There are several human neutrophil antigen (HNA) genotyping and phenotyping techniques. The latter are generally based on the use of polyclonal HNA alloantibodies obtained from immunised donors or patients or monoclonal antibodies. HNA typing techniques that do not require polyclonal antibodies derived from donors or patients are the techniques of choice.
HNA typing reagents prepared from human source material should comply with the guidelines in section 22.214.171.124.
An ‘Instructions for use’ sheet (package insert) should be prepared and supplied with antibody typing reagents, see section 126.96.36.199. Information in the instructions for use sheet should further indicate the immunoglobulin class of the antibodies and the presence of any other contaminating antibodies reactive by the recommended methods.
HNA typing reagents used in genomic DNA and polymerase chain reaction (PCR)-based techniques should comply with the guidelines in Chapter 14.
It is recommended that laboratories make all reasonable efforts to include cells in their panel that will aid the detection and identification of clinically significant HNA antibodies.
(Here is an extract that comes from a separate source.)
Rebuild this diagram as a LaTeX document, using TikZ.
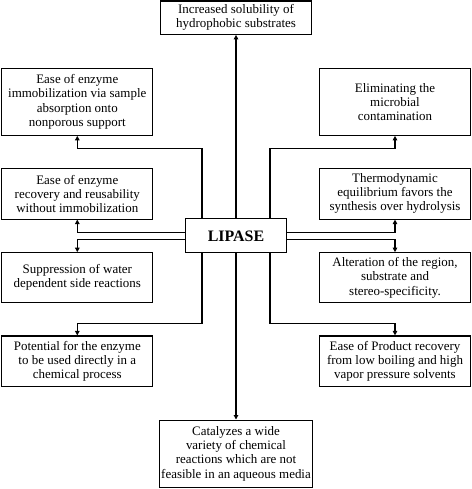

The panel should consist of granulocytes typed for HNA-1a, 1b, 1c, 2, 3a, 3b, 4a, 4bw, 5a and 5bw by validated HNA typing techniques. Ideally, the panel should contain granulocytes that are homozygous for HNA-1a and HNA-1b and be from Group O donors. The panel can be expanded to include granulocytes homozygous for other HNA as indicated by the results of laboratory testing.
HNA typing of a granulocyte panel donor should be based on two concordant typings performed on samples obtained on different occasions. Wherever possible, both phenotyping and genotyping should be performed for the above antigens.
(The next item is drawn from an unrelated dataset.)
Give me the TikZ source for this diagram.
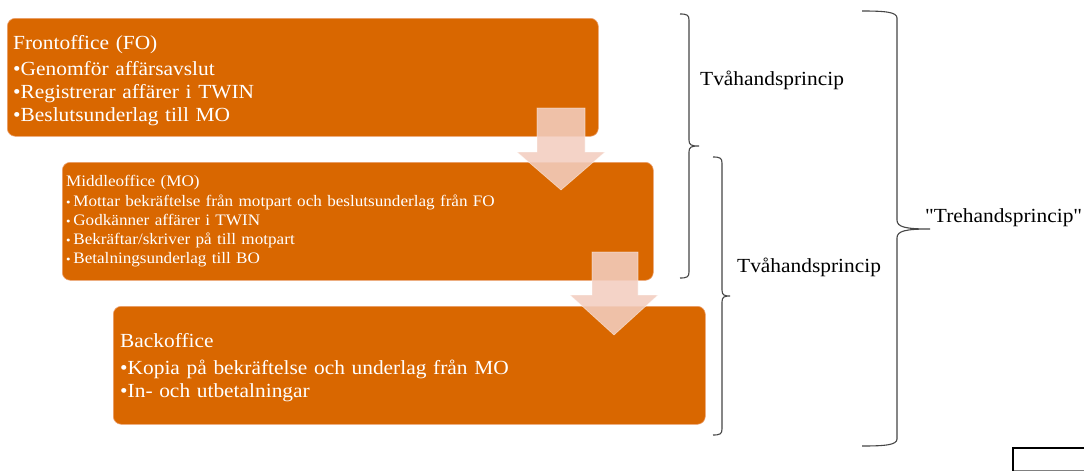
\documentclass[tikz,border=0pt]{standalone}
\usepackage{fontspec}
\setmainfont{Liberation Serif}[FakeStretch=1.07, Ligatures=TeXOff]
\definecolor{boxfill}{RGB}{217,103,0}
\definecolor{boxedge}{RGB}{236,160,110}
\definecolor{arrowfill}{RGB}{243,206,192}
\definecolor{bracecol}{RGB}{70,70,70}
\newcommand{\bigtxt}{\fontsize{20}{23}\selectfont}
\newcommand{\smalltxt}{\fontsize{16}{19}\selectfont}
\newcommand{\sbul}{{\fontsize{12}{19}\selectfont•}\,}
\tikzset{
  box/.style={draw=boxedge, line width=0.6pt, fill=boxfill, rounded corners=8pt,
    anchor=north west, minimum height=118pt, inner sep=0pt},
  boxtext/.style={anchor=west, text=white, align=left, inner sep=0pt, text width=575pt},
  blockarrow/.style={fill=arrowfill, fill opacity=0.88, draw=white, draw opacity=0.5, line width=0.6pt},
  bracepath/.style={draw=bracecol, line width=1.1pt},
  label/.style={anchor=west, inner sep=0pt, font=\bigtxt, text=black},
}
\begin{document}
\begin{tikzpicture}[x=1pt,y=-1pt]
\useasboundingbox[fill=white] (0,0) rectangle (1084,471);

% boxes
\node[box, minimum width=591pt] (fo) at (7,18) {};
\node[box, minimum width=591pt] (mo) at (62,162) {};
\node[box, minimum width=592pt] (bo) at (113,306) {};

% box texts
\node[boxtext, font=\bigtxt] (fotext) at ([xshift=6pt, yshift=-3pt]fo.west)
  {Frontoffice (FO)\\[3pt]
   •Genomför affärsavslut\\
   •Registrerar affärer i TWIN\\
   •Beslutsunderlag till MO};
\node[boxtext, font=\smalltxt] (motext) at ([xshift=4pt]mo.west)
  {Middleoffice (MO)\\[1pt]
   \sbul Mottar bekräftelse från motpart och beslutsunderlag från FO\\
   \sbul Godkänner affärer i TWIN\\
   \sbul Bekräftar/skriver på till motpart\\
   \sbul Betalningsunderlag till BO};
\node[boxtext, font=\bigtxt] (botext) at ([xshift=7pt, yshift=-2pt]bo.west)
  {Backoffice\\[4pt]
   •Kopia på bekräftelse och underlag från MO\\
   •In- och utbetalningar};

% block arrows
\draw[blockarrow] (537,108) -- (585,108) -- (585,152) -- (605,152) -- (561,190)
  -- (517,152) -- (537,152) -- cycle;
\draw[blockarrow] (592,252) -- (638,252) -- (638,295) -- (658,295) -- (614,335)
  -- (570,295) -- (592,295) -- cycle;

% braces
\draw[bracepath] (680,14) .. controls (687,14) and (689,15) .. (689,20) -- (689,140)
  .. controls (689,145) and (691,146) .. (699,146)
  .. controls (691,146) and (689,147) .. (689,152) -- (689,272)
  .. controls (689,277) and (687,278) .. (680,278);
\draw[bracepath] (713,157) .. controls (720,157) and (722,158) .. (722,163) -- (722,290)
  .. controls (722,295) and (724,296) .. (730,296)
  .. controls (724,296) and (722,297) .. (722,302) -- (722,429)
  .. controls (722,434) and (720,435) .. (713,435);
\draw[bracepath] (862,11) .. controls (885,11) and (897,12) .. (897,18) -- (897,220)
  .. controls (897,227) and (905,229) .. (930,229)
  .. controls (905,229) and (897,231) .. (897,238) -- (897,439)
  .. controls (897,445) and (885,446) .. (862,446);

% labels
\node[label] (two1) at (700,80) {Tvåhandsprincip};
\node[label] (two2) at (737,267) {Tvåhandsprincip};
\node[label] (three) at (925,218) {"Trehandsprincip"};

% bottom-right frame
\draw[gray, line width=1pt] (1013,470) -- (1090,470);
\draw[black, line width=2.2pt] (1013,472) -- (1013,448) -- (1090,448);
\end{tikzpicture}
\end{document}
Granulocytes and lymphocytes for use in serological investigations should be prepared with regard to the following criteria:
Normal control sera should be taken from untransfused male blood donors. The sera should be screened and found negative for granulocyte-reactive antibodies (e.g. clinically non-significant autoantibodies are occasionally detected in apheresis donors). An appropriate number of normal sera should be used, so that in any given assay a statistically relevant normal range can be determined.
At least one positive control should be included in each assay. The selection and number of positive control sera will depend on the technique and the HNA type of the granulocytes being used. In glycoprotein-specific assays, a positive control for each glycoprotein used should be included as a minimum. If different capture monoclonal antibodies are used, the positive control selected should be reactive with the monoclonal antibody selected.
Sensitivity of techniques should be monitored on the basis of the inclusion of a ‘weak positive’ control. For anti-HNA-1a, the internal sensitivity control should be calibrated against the WHO International Reference Reagents for anti-HNA-1a (NIBSC code 09/284) when diluted as instructed by the manufacturer.
In-house sensitivity standards, with similar reaction strengths to the above reagent, should be prepared for other HNA antibodies.
Laboratories should take part in regular external quality control exercises such as the International Granulocyte Immunology Workshops for HNA antibody detection and for HNA genotyping. Effective mechanisms should be in place to correct poor performance in the quality scheme.